WHAT YOU NEED TO DO — Transcribe the listing in full, excluding any pictures.

RECORDS TO PROCESS —

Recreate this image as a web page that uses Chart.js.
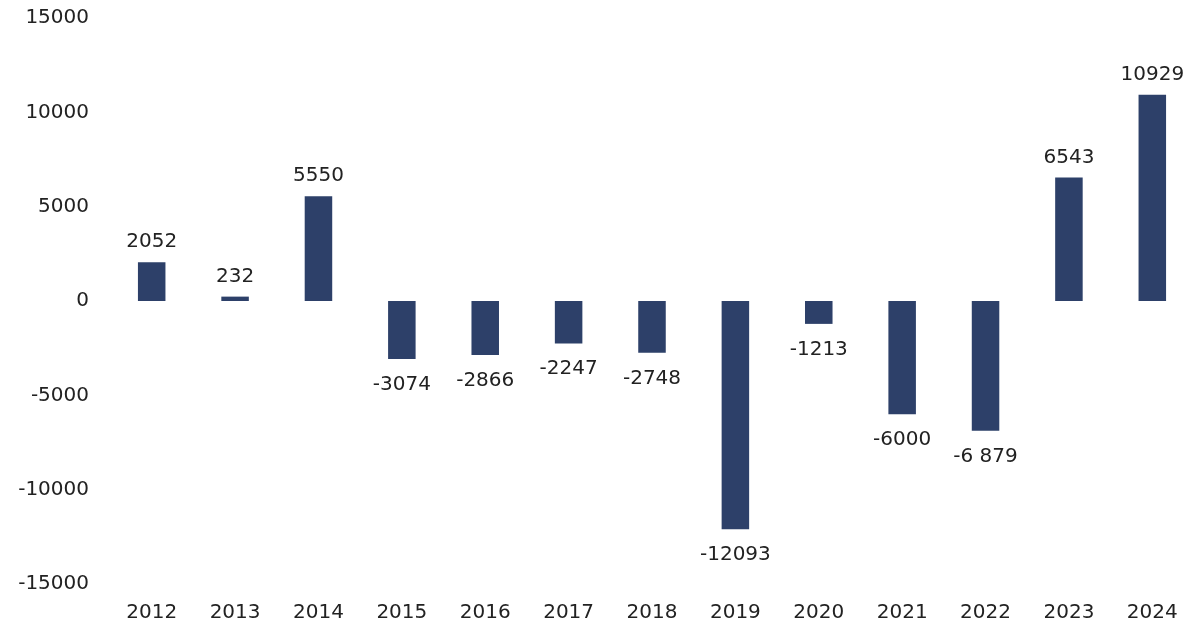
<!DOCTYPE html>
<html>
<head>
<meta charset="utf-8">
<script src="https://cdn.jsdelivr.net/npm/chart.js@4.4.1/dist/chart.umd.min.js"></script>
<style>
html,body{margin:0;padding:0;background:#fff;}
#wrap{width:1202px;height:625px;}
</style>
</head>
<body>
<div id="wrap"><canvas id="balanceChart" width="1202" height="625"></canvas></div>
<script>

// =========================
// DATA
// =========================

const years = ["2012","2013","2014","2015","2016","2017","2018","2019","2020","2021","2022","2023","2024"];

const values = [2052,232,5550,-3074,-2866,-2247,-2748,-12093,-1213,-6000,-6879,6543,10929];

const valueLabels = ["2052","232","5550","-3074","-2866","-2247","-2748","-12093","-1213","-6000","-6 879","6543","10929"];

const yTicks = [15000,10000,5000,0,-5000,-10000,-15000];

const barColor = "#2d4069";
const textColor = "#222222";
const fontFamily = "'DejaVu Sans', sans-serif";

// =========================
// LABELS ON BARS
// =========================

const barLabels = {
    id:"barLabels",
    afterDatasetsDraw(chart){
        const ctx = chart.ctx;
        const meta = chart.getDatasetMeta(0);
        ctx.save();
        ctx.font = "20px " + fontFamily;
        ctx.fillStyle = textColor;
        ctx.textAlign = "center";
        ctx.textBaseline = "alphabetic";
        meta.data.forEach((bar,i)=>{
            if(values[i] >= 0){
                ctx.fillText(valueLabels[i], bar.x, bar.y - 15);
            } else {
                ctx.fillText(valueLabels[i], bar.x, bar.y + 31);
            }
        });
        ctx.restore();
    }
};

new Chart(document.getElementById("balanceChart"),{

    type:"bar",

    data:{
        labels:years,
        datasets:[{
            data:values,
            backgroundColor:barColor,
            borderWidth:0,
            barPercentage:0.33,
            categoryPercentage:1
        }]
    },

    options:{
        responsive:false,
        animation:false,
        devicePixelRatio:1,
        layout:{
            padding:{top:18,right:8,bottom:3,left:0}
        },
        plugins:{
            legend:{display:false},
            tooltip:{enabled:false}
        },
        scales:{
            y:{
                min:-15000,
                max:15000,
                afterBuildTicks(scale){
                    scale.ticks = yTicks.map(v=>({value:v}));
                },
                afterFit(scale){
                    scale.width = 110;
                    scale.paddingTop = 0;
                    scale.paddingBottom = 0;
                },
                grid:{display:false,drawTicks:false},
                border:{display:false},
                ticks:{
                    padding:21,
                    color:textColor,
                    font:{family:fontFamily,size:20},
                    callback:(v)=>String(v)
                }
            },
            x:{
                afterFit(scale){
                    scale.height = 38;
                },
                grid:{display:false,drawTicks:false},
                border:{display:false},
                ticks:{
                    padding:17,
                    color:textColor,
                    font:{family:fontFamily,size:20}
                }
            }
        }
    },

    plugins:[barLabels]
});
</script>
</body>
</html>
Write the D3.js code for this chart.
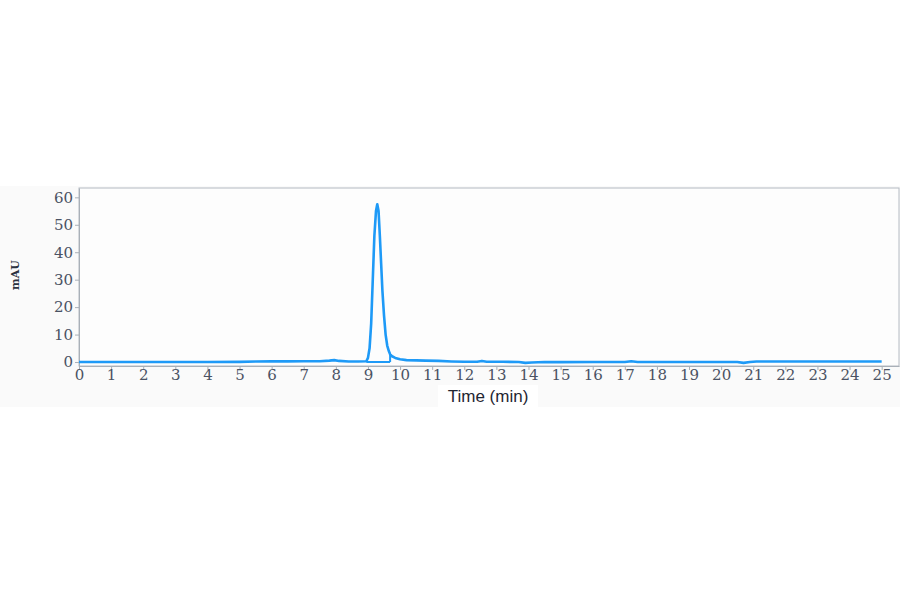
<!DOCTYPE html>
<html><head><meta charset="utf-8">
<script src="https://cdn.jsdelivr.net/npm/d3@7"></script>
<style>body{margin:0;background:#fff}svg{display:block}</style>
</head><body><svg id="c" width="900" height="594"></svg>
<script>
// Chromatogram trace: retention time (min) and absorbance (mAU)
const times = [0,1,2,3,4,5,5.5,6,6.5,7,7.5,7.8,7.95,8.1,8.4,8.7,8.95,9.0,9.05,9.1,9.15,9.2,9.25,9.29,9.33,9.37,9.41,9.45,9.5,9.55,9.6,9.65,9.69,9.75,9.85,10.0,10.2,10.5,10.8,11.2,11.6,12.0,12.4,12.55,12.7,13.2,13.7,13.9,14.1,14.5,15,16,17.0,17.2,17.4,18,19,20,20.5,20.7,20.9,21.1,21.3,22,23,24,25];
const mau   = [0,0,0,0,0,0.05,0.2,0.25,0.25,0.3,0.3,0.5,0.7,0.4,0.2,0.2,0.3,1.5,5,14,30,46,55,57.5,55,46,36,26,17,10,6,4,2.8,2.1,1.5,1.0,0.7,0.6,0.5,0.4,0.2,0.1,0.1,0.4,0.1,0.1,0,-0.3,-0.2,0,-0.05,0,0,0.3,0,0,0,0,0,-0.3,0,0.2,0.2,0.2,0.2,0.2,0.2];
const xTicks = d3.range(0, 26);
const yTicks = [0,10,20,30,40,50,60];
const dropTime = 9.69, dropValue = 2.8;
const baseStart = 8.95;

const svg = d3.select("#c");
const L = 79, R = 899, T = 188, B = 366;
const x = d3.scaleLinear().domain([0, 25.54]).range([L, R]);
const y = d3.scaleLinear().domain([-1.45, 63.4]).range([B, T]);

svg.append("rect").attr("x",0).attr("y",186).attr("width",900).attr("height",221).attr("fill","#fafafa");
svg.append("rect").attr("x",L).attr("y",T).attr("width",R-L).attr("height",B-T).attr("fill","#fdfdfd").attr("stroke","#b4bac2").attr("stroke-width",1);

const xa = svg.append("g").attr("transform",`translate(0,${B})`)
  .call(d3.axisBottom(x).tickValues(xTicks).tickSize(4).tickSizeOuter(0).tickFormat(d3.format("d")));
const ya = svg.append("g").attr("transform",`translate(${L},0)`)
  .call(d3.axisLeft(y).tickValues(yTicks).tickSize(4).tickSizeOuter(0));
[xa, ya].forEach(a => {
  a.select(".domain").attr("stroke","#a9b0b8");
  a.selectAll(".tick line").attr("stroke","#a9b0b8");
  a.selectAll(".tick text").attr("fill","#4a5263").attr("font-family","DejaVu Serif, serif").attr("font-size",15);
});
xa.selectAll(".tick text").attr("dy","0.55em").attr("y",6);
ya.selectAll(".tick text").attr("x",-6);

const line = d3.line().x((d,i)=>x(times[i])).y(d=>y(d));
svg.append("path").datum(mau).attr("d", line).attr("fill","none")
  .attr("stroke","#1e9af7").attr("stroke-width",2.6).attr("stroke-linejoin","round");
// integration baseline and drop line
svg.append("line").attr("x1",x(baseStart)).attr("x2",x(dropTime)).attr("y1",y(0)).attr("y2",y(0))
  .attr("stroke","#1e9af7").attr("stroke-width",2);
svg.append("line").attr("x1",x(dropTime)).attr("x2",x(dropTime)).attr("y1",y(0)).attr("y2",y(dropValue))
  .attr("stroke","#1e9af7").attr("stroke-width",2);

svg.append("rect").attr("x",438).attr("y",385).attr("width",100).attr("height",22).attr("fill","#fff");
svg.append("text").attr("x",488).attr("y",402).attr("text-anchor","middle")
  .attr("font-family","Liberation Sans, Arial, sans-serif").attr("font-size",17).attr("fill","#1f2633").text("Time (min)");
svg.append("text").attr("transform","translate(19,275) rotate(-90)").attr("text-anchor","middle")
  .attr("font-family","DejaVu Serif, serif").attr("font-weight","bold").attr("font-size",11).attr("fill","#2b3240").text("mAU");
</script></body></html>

COMPLETE ANSWER —
Recreate this image as a web page that uses Chart.js.
<!DOCTYPE html>
<html>
<head>
<meta charset="utf-8">
<script src="https://cdn.jsdelivr.net/npm/chart.js@4.4.1/dist/chart.umd.min.js"></script>
<style>
html,body{margin:0;padding:0;background:#fff;}
#wrap{width:1202px;height:625px;}
</style>
</head>
<body>
<div id="wrap"><canvas id="balanceChart" width="1202" height="625"></canvas></div>
<script>

// =========================
// DATA
// =========================

const years = ["2012","2013","2014","2015","2016","2017","2018","2019","2020","2021","2022","2023","2024"];

const values = [2052,232,5550,-3074,-2866,-2247,-2748,-12093,-1213,-6000,-6879,6543,10929];

const valueLabels = ["2052","232","5550","-3074","-2866","-2247","-2748","-12093","-1213","-6000","-6 879","6543","10929"];

const yTicks = [15000,10000,5000,0,-5000,-10000,-15000];

const barColor = "#2d4069";
const textColor = "#222222";
const fontFamily = "'DejaVu Sans', sans-serif";

// =========================
// LABELS ON BARS
// =========================

const barLabels = {
    id:"barLabels",
    afterDatasetsDraw(chart){
        const ctx = chart.ctx;
        const meta = chart.getDatasetMeta(0);
        ctx.save();
        ctx.font = "20px " + fontFamily;
        ctx.fillStyle = textColor;
        ctx.textAlign = "center";
        ctx.textBaseline = "alphabetic";
        meta.data.forEach((bar,i)=>{
            if(values[i] >= 0){
                ctx.fillText(valueLabels[i], bar.x, bar.y - 15);
            } else {
                ctx.fillText(valueLabels[i], bar.x, bar.y + 31);
            }
        });
        ctx.restore();
    }
};

new Chart(document.getElementById("balanceChart"),{

    type:"bar",

    data:{
        labels:years,
        datasets:[{
            data:values,
            backgroundColor:barColor,
            borderWidth:0,
            barPercentage:0.33,
            categoryPercentage:1
        }]
    },

    options:{
        responsive:false,
        animation:false,
        devicePixelRatio:1,
        layout:{
            padding:{top:18,right:8,bottom:3,left:0}
        },
        plugins:{
            legend:{display:false},
            tooltip:{enabled:false}
        },
        scales:{
            y:{
                min:-15000,
                max:15000,
                afterBuildTicks(scale){
                    scale.ticks = yTicks.map(v=>({value:v}));
                },
                afterFit(scale){
                    scale.width = 110;
                    scale.paddingTop = 0;
                    scale.paddingBottom = 0;
                },
                grid:{display:false,drawTicks:false},
                border:{display:false},
                ticks:{
                    padding:21,
                    color:textColor,
                    font:{family:fontFamily,size:20},
                    callback:(v)=>String(v)
                }
            },
            x:{
                afterFit(scale){
                    scale.height = 38;
                },
                grid:{display:false,drawTicks:false},
                border:{display:false},
                ticks:{
                    padding:17,
                    color:textColor,
                    font:{family:fontFamily,size:20}
                }
            }
        }
    },

    plugins:[barLabels]
});
</script>
</body>
</html>
Write the D3.js code for this chart.
<!DOCTYPE html>
<html><head><meta charset="utf-8">
<script src="https://cdn.jsdelivr.net/npm/d3@7"></script>
<style>body{margin:0;background:#fff}svg{display:block}</style>
</head><body><svg id="c" width="900" height="594"></svg>
<script>
// Chromatogram trace: retention time (min) and absorbance (mAU)
const times = [0,1,2,3,4,5,5.5,6,6.5,7,7.5,7.8,7.95,8.1,8.4,8.7,8.95,9.0,9.05,9.1,9.15,9.2,9.25,9.29,9.33,9.37,9.41,9.45,9.5,9.55,9.6,9.65,9.69,9.75,9.85,10.0,10.2,10.5,10.8,11.2,11.6,12.0,12.4,12.55,12.7,13.2,13.7,13.9,14.1,14.5,15,16,17.0,17.2,17.4,18,19,20,20.5,20.7,20.9,21.1,21.3,22,23,24,25];
const mau   = [0,0,0,0,0,0.05,0.2,0.25,0.25,0.3,0.3,0.5,0.7,0.4,0.2,0.2,0.3,1.5,5,14,30,46,55,57.5,55,46,36,26,17,10,6,4,2.8,2.1,1.5,1.0,0.7,0.6,0.5,0.4,0.2,0.1,0.1,0.4,0.1,0.1,0,-0.3,-0.2,0,-0.05,0,0,0.3,0,0,0,0,0,-0.3,0,0.2,0.2,0.2,0.2,0.2,0.2];
const xTicks = d3.range(0, 26);
const yTicks = [0,10,20,30,40,50,60];
const dropTime = 9.69, dropValue = 2.8;
const baseStart = 8.95;

const svg = d3.select("#c");
const L = 79, R = 899, T = 188, B = 366;
const x = d3.scaleLinear().domain([0, 25.54]).range([L, R]);
const y = d3.scaleLinear().domain([-1.45, 63.4]).range([B, T]);

svg.append("rect").attr("x",0).attr("y",186).attr("width",900).attr("height",221).attr("fill","#fafafa");
svg.append("rect").attr("x",L).attr("y",T).attr("width",R-L).attr("height",B-T).attr("fill","#fdfdfd").attr("stroke","#b4bac2").attr("stroke-width",1);

const xa = svg.append("g").attr("transform",`translate(0,${B})`)
  .call(d3.axisBottom(x).tickValues(xTicks).tickSize(4).tickSizeOuter(0).tickFormat(d3.format("d")));
const ya = svg.append("g").attr("transform",`translate(${L},0)`)
  .call(d3.axisLeft(y).tickValues(yTicks).tickSize(4).tickSizeOuter(0));
[xa, ya].forEach(a => {
  a.select(".domain").attr("stroke","#a9b0b8");
  a.selectAll(".tick line").attr("stroke","#a9b0b8");
  a.selectAll(".tick text").attr("fill","#4a5263").attr("font-family","DejaVu Serif, serif").attr("font-size",15);
});
xa.selectAll(".tick text").attr("dy","0.55em").attr("y",6);
ya.selectAll(".tick text").attr("x",-6);

const line = d3.line().x((d,i)=>x(times[i])).y(d=>y(d));
svg.append("path").datum(mau).attr("d", line).attr("fill","none")
  .attr("stroke","#1e9af7").attr("stroke-width",2.6).attr("stroke-linejoin","round");
// integration baseline and drop line
svg.append("line").attr("x1",x(baseStart)).attr("x2",x(dropTime)).attr("y1",y(0)).attr("y2",y(0))
  .attr("stroke","#1e9af7").attr("stroke-width",2);
svg.append("line").attr("x1",x(dropTime)).attr("x2",x(dropTime)).attr("y1",y(0)).attr("y2",y(dropValue))
  .attr("stroke","#1e9af7").attr("stroke-width",2);

svg.append("rect").attr("x",438).attr("y",385).attr("width",100).attr("height",22).attr("fill","#fff");
svg.append("text").attr("x",488).attr("y",402).attr("text-anchor","middle")
  .attr("font-family","Liberation Sans, Arial, sans-serif").attr("font-size",17).attr("fill","#1f2633").text("Time (min)");
svg.append("text").attr("transform","translate(19,275) rotate(-90)").attr("text-anchor","middle")
  .attr("font-family","DejaVu Serif, serif").attr("font-weight","bold").attr("font-size",11).attr("fill","#2b3240").text("mAU");
</script></body></html>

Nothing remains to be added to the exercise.